Teacher-forced training loss can fall to 0.0001 while the model, left to generate on its own, produces nothing but loops and tokens. Loss is computed with the right answer already in hand at every step. Generation is not. They can disagree completely.
So I never trust the loss curve. I gate on free-running generation: give the model the prompt without the answer, let it generate, parse the canonical (verb, target) out of what it produces, and require coherence of at least 0.9 on a held-out slice of at least 60 samples. That is what caught the VLM collapse. The loss looked fine, the generations were token salad.
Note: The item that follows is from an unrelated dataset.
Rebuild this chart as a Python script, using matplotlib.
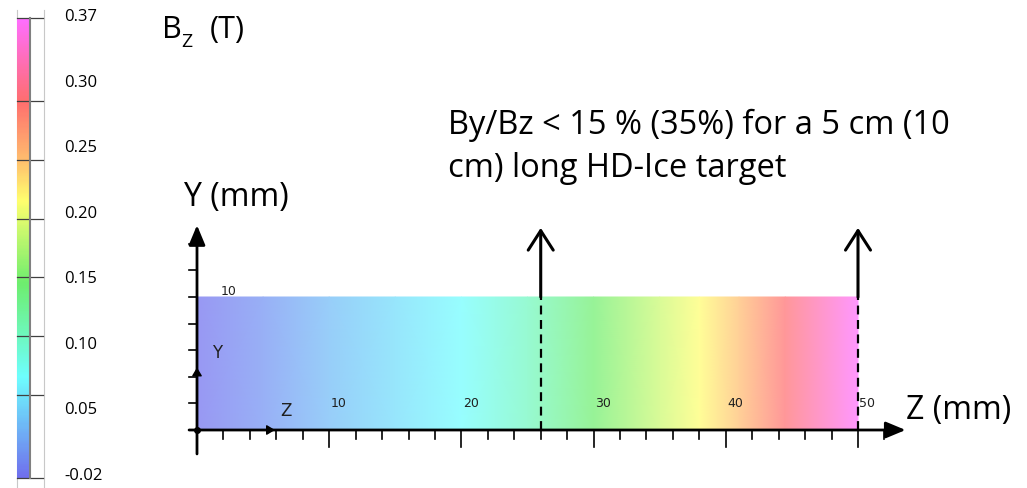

It also produced the most useful meta-lesson of the week. A 6-billion-parameter text model on a mature trainer beat a 26-billion-parameter vision model on an immature one. The dataset was always fine. The blocker was the trainer and the modality, and only generation-based eval made that legible. On the right setup, the small text base went from a full-accuracy of 0.10 to 0.15, with verb accuracy from 0.25 to 0.367 and coherence at 0.90, a genuine lift, and still firmly smoke-scale.
Where it actually stands
So here is the honest state. The pipeline works. The methodology is sound, and I will reuse it on the next source. The eval lifts are small and noisy at n=60, with full-accuracy somewhere in the 0.07 to 0.15 range depending on the slice. This is a prototype.
And one wart I am leaving in plain view: my v6 diversity report shows that for one class, design-planning, the target near-duplication is still 0.698. Almost every other class is near zero. That one is not. I measured it and shipped it visible rather than rounding it away.
That is the point. The model is a prototype. The measurements are the product. If I had trusted the loss curve and the row count, I would have a confident model that generates garbage and a dataset that lies. Instead I have a small model that honestly beats its base on a few axes, a stack of numbers that tell me where it is still weak, and a 0.698 I have not fixed yet.